The Cascata delle Marmore waterfall in full flow, its white three-tiered cascade dropping 165 meters into the green Nera valley below
← Umbria

Valnerina

"The Cascata delle Marmore is the most theatrical waterfall I've ever stood in front of, and I mean that without irony."

The Valnerina is Umbria’s other side. Where the western lowlands are soft and agricultural, the valley of the Nera river is gorge-cut and vertical, the stone grey rather than pink, the villages perched at heights that made strategic sense in the 12th century and now simply make parking complicated. The road follows the river through increasingly narrow limestone walls, passing abbeys and hilltowns that appear briefly and then are swallowed by the next curve. I drove it end to end one day and then spent three more days going back to things I’d only caught the edge of.

The Cascata delle Marmore

The waterfall is absurd. Three tiered drops totaling 165 meters, the water running white over limestone cliffs into the Nera below — except that the entire thing was engineered by the Romans in 271 BC to drain the swampy Rieti plain, and the flow is now controlled by a hydroelectric company that turns it on and off on a schedule published online. You check the website before you go, which is the most contemporary way to experience a waterfall. When it’s on, the spray reaches the viewing platforms and the sound is substantial enough to interrupt conversation. When it’s off, the cliff is damp and green and the absence is almost as impressive.
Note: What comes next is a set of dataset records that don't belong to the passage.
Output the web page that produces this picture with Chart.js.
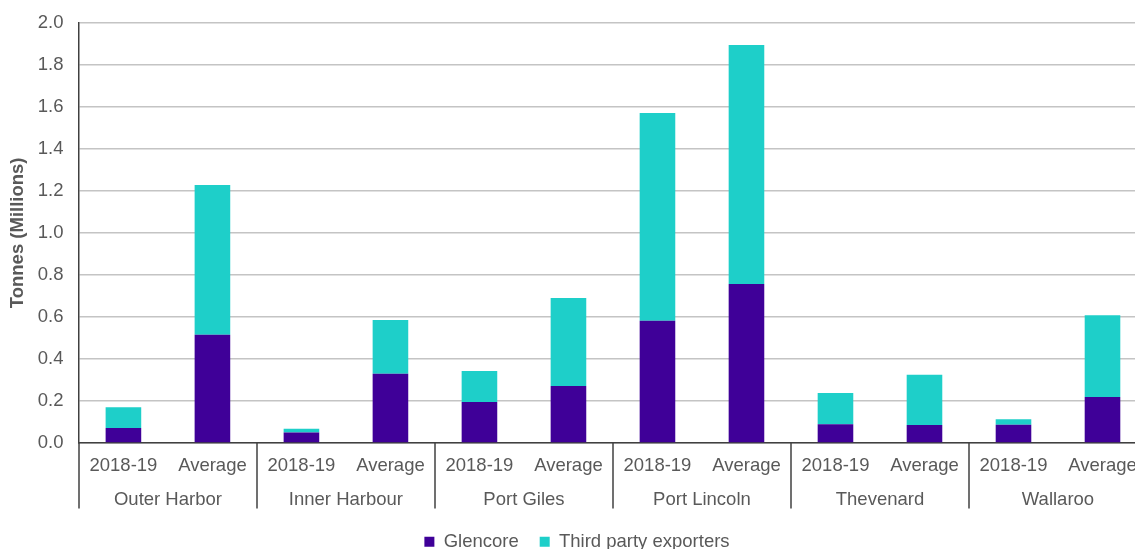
<!DOCTYPE html>
<html>
<head>
<meta charset="utf-8">
<script src="https://cdn.jsdelivr.net/npm/chart.js@4/dist/chart.umd.min.js"></script>
<style>
  html, body { margin: 0; padding: 0; background: #fff; overflow: hidden; }
  #wrap { position: relative; top: -4px; width: 1160px; height: 565px; }
</style>
</head>
<body>
<div id="wrap"><canvas id="portChart"></canvas></div>
<script>
const ports = ['Outer Harbor', 'Inner Harbour', 'Port Giles', 'Port Lincoln', 'Thevenard', 'Wallaroo'];
const periods = ['2018-19', 'Average', '2018-19', 'Average', '2018-19', 'Average',
                 '2018-19', 'Average', '2018-19', 'Average', '2018-19', 'Average'];
// tonnes, millions
const glencore = [0.072, 0.515, 0.050, 0.330, 0.195, 0.271, 0.582, 0.757, 0.090, 0.086, 0.087, 0.219];
const thirdParty = [0.098, 0.713, 0.018, 0.256, 0.148, 0.419, 0.988, 1.137, 0.148, 0.239, 0.027, 0.389];
const yTicks = [0, 0.2, 0.4, 0.6, 0.8, 1.0, 1.2, 1.4, 1.6, 1.8, 2.0];

const FONT = '"Liberation Sans", Arial, sans-serif';
const FONT_SIZE = 18.5;
const TEXT = '#595959';
const AXIS = '#404040';

// vertical dividers between the port groups, running through both label rows
const groupDividers = {
    id: 'groupDividers',
    afterDraw(chart) {
        const ctx = chart.ctx;
        const groupScale = chart.scales.x2;
        const top = chart.chartArea.bottom;
        const bottom = groupScale.bottom - 3;
        ctx.save();
        ctx.strokeStyle = AXIS;
        ctx.lineWidth = 1.5;
        for (let i = 0; i <= ports.length; i++) {
            const px = Math.round(groupScale.getPixelForValue(i - 0.5));
            ctx.beginPath();
            ctx.moveTo(px, top);
            ctx.lineTo(px, bottom);
            ctx.stroke();
        }
        ctx.restore();
    }
};

const ctx = document.getElementById('portChart').getContext('2d');
new Chart(ctx, {
    type: 'bar',
    data: {
        labels: periods,
        datasets: [{
            label: 'Glencore',
            data: glencore,
            backgroundColor: '#3f0098',
            barPercentage: 0.4,
            categoryPercentage: 1
        }, {
            label: 'Third party exporters',
            data: thirdParty,
            backgroundColor: '#1ecfc9',
            barPercentage: 0.4,
            categoryPercentage: 1
        }]
    },
    options: {
        responsive: true,
        maintainAspectRatio: false,
        animation: false,
        layout: { padding: { top: 9, left: 7, right: 13, bottom: 0 } },
        plugins: {
            tooltip: { enabled: false },
            legend: {
                position: 'bottom',
                labels: {
                    boxWidth: 10,
                    boxHeight: 10,
                    padding: 21,
                    color: TEXT,
                    font: { family: FONT, size: FONT_SIZE }
                }
            }
        },
        scales: {
            x: {
                stacked: true,
                weight: 0,
                grid: { display: false, drawTicks: false },
                border: { color: AXIS, width: 1.5 },
                ticks: { color: TEXT, padding: 12, font: { family: FONT, size: FONT_SIZE }, maxRotation: 0, autoSkip: false }
            },
            x2: {
                type: 'category',
                position: 'bottom',
                labels: ports,
                offset: true,
                weight: 1,
                grid: { display: false, drawTicks: false },
                border: { display: false },
                ticks: { color: TEXT, padding: 0, font: { family: FONT, size: FONT_SIZE }, maxRotation: 0, autoSkip: false }
            },
            y: {
                stacked: true,
                min: 0,
                max: 2,
                afterBuildTicks(scale) {
                    scale.ticks = yTicks.map(v => ({ value: v }));
                },
                grid: { color: '#c4c4c4', lineWidth: 1.5, drawTicks: false },
                border: { color: AXIS, width: 1.5 },
                ticks: {
                    color: TEXT,
                    padding: 15.5,
                    font: { family: FONT, size: FONT_SIZE },
                    callback: v => Number(v).toFixed(1)
                },
                title: {
                    display: true,
                    text: 'Tonnes (Millions)',
                    color: TEXT,
                    padding: { top: 0, bottom: -7 },
                    font: { family: FONT, size: FONT_SIZE, weight: 'bold' }
                }
            }
        }
    },
    plugins: [groupDividers]
});
</script>
</body>
</html>
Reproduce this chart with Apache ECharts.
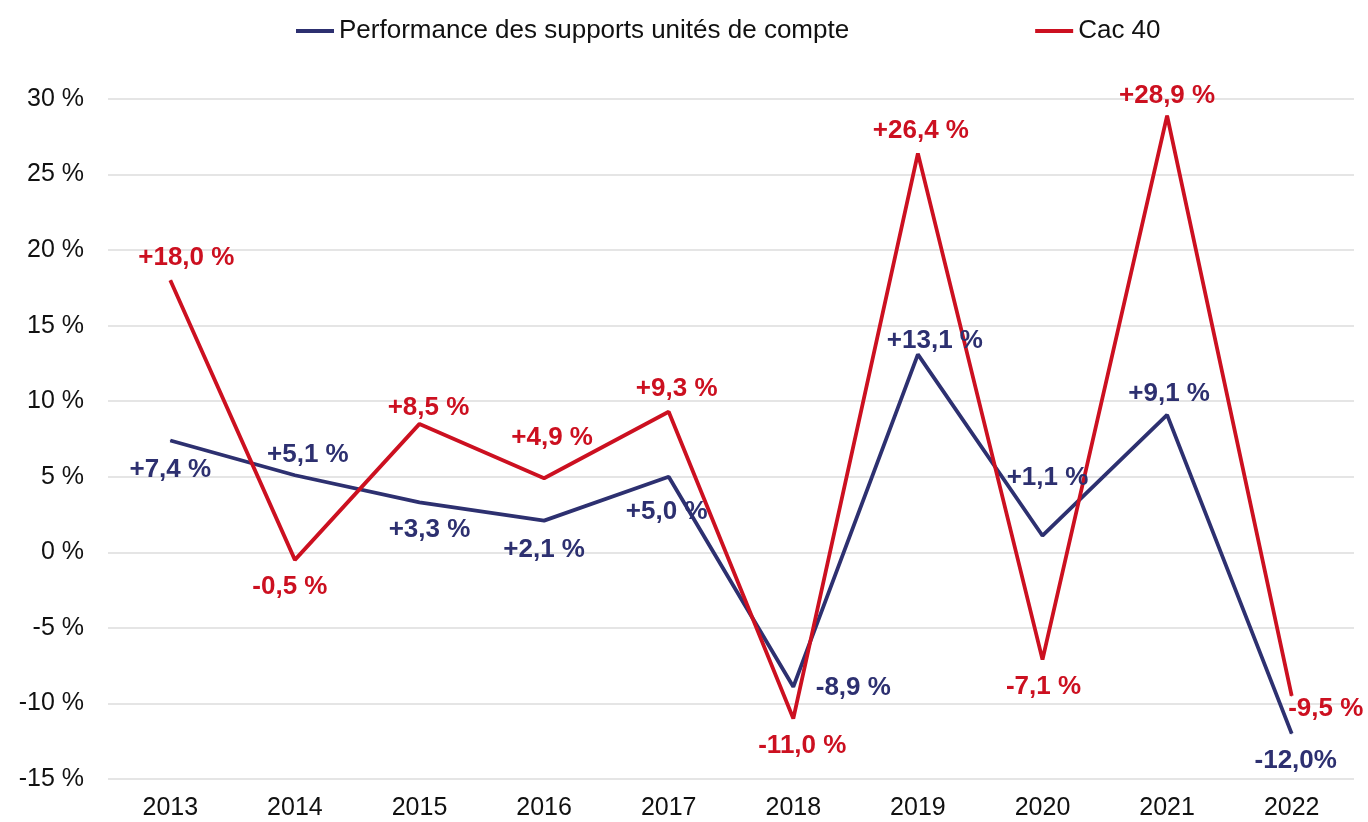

Abbazia di San Pietro in Valle

Fourteen kilometers up the valley from the waterfall, a Lombard abbey founded in the 8th century occupies a ledge above the river with the calm authority of a building that has had twelve centuries to settle into its surroundings. The frescoes inside are some of the earliest surviving Romanesque paintings in Italy — narrative scenes from the Old and New Testaments, painted with a directness that predates the Byzantine sophistication of later medieval work. The cloister is quiet in the way that only genuinely old places get quiet: not managed tranquility, but actual absence. I had it to myself on a Tuesday morning in late September.

The Truffle Villages

Scheggino and Vallo di Nera, small medieval villages up the gorge, have organized themselves around the black truffle trade that the surrounding oak forests support. The restaurants here are not polished for tourism — they are practical places where local people eat truffle because it grows nearby, at prices that reflect this. I ate truffled eggs, then truffled pasta, then a plate of grilled meats that arrived with a truffle sauce nobody mentioned was coming. It was October and the season was just opening; the truffle seller in the market square had that particular energy of someone who knows they have something you want.

Cascia and the Upper Valley

Above Norcia the valley narrows further and climbs toward the Sibillini. Cascia is a pilgrimage town built around the relics of Santa Rita — patroness of impossible causes — and the basilica is a 20th-century construction that sits oddly in the medieval streetscape. But the drive up to Cascia through the Corno valley is something else: meadows, beech forests, the mountains closing in from both sides. In autumn the beeches go gold and the combination with the grey limestone walls is so picturesque it seems deliberate. No one told the beeches, but there it is.

When to go: September and October for truffle season and the best light in the gorge. The Cascata delle Marmore runs at full power on summer weekends and holiday periods — check the schedule at marmorewaterfalls.it. April and May are excellent: the river is high from snowmelt and the valley floor is vivid green. Avoid peak August on the waterfall road, where the single-lane sections create traffic that the Romans, who designed the drainage, did not anticipate.